En effet, non seulement c’est là qu’il rencontrera très tôt son acolyte Wen Jiabao, actuel premier ministre, mais surtout la carrière de Hu Jintao a ceci d’unique qu’elle s’est construite entièrement à l’écart du Centre, à la périphérie du pouvoir et de la Chine même. Cela lui aura permis sans aucun doute d’échapper à tous les soubresauts de l’histoire politique intérieure de l’après Révolution Culturelle entre les réformateurs (Zhou Enlai et Deng Xiaoping notamment) et les « rouges toujours plus rouges » (notamment la fameuse « bande des quatre » et leurs avatars tel Hua Guofeng).
Également, et ce pour tempérer notre propos, on notera que son séjour est étonnamment court (2 ans) pour quelqu’un de sa génération ce qui laisse déjà entrevoir si ce n’est des appuis puissants (notamment de Song Ping, secrétaire provincial du Gansu et « conservateur » influent à Beijing qui sera son « parrain » politique) ou tout du moins une versatilité politique bien précieuse en ces temps troublés.

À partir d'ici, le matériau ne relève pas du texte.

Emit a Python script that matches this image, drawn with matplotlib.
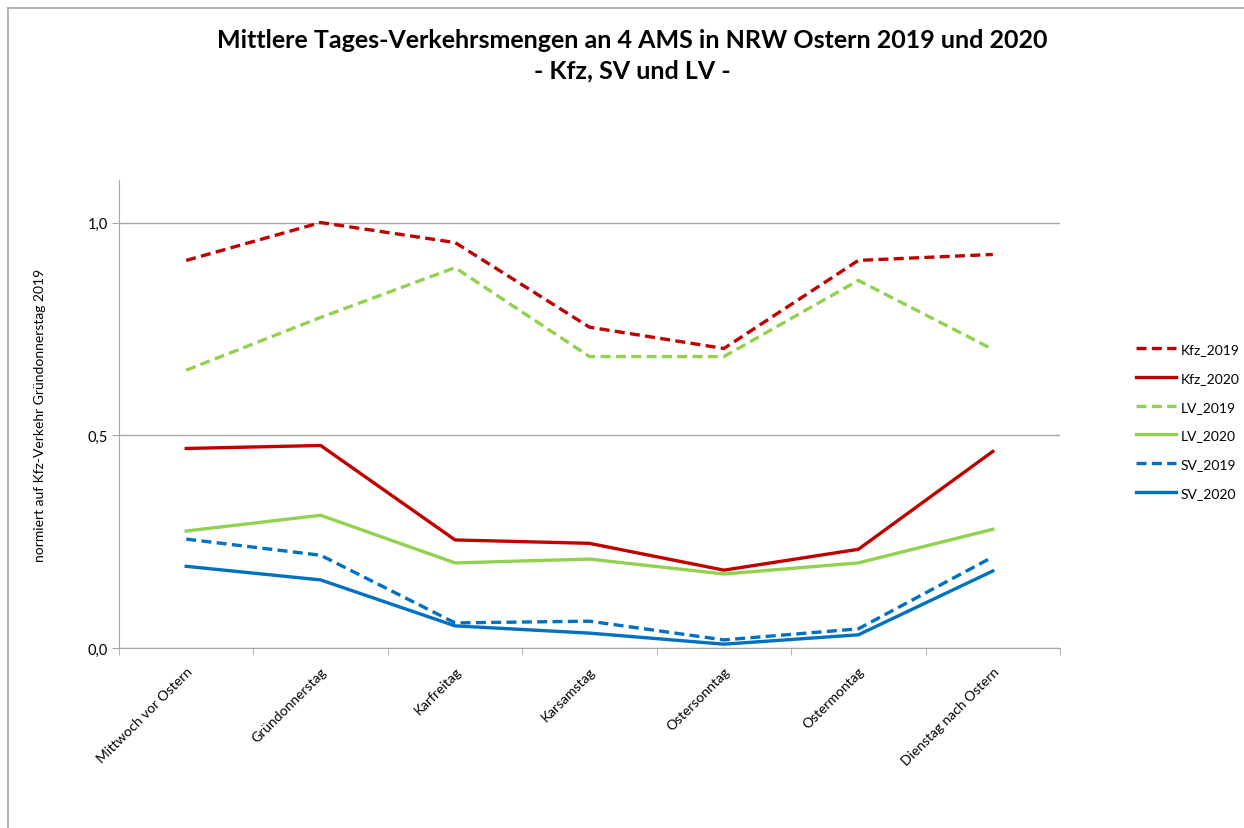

Après un bref passage par Beijing entre 1969 et 1974, il est renvoyé au Gansu, successivement en charge des constructions sociales (1974-1982) puis (1982-1984) de la Ligue de la Jeunesse Communiste (LJC) dont il prend la direction au début de l’année 1984.
La Ligue, antichambre du PCC, sera le second marchepied de Hu Jintao vers le commandement suprême. Tout spécialement en ce début des années 1980 qui voit la réforme naissante de Deng Xiaoping et le rappel à la « vie civile » de très nombreux cadres purgés pendant la Grande Révolution Culturelle Prolétarienne sous la houlette du 1er secrétaire du PCC Hu Yaobang.
Hu Jintao y croisera, détectera et y promouvra toutes les jeunes pousses communistes – ces fameuses cinquième et sixième générations au commande aujourd’hui et pour les 20 ans à venir – qui sont aujourd’hui la base de son assise politique. C’est ce clan, allant des jeunes forces politiques Li Keqiang et Xi Jinping à tous les cadres du gouvernement central et brassant un nombre important de jeunes secrétaires provinciaux qui lui a permis de s’imposer face aux « conservateurs » de l’époque rassemblés sous l’égide de Jiang Zemin et surtout derrière l’éminence grise de ce dernier : Zeng Qinghong.
Les six prochaines années de son ascension seront encore placées sous le signe de l’éloignement du Centre puisqu’il est successivement secrétaire du PCC pour la province du Guizhou (1985-1988), puis secrétaire du PCC pour la région autonome du Tibet (1988-1992). Hu Jintao se fait de nouveau remarquer par le Centre et s’attire la sympathie des militaires et des conservateurs majoritaires dans le saint des saints du pouvoir suprême en cette mémorable année 1989. En mars 1989, il instaure la loi martiale (2 mois avant la municipalité de Beijing) pour réprimer à Lhassa les manifestations pacifiques des jeunes bonzes en demande de liberté religieuse. Cet épisode lui vaudra d’ailleurs de porter jusqu’à nos jours, le surnom évocateur de « boucher de Lhassa ».
Dès lors, le chemin est pavé de bonnes intentions. Deng Xiaoping avant son décès en 1992 le désigne avec Wen Jiabao comme « noyau de la quatrième génération de dirigeants », soit la seconde paire devant diriger la Chine (en succession de la paire Jiang Zemin/Zhu Rongji) et Hu sitôt le Tibet re-pacifié peut rentrer à Beijing et siéger dès 1992 au Comité permanent du bureau politique du Comité Central. La suite est connue. Il s’y impose sans surprise, en ménageant « le chou » (les conservateurs issus du clan shanghaïen de Jiang Zemin) et « la chèvre » (les réformistes issus de la LJC) pour prendre les rênes de l’Etat à la suite du XVIème Congrès en octobre 2002. Depuis sa nomination, il a fait de la lutte contre les inégalités sociales, sa fameuse « société harmonieuse » son cheval de bataille, et du « développement pacifique » son clairon.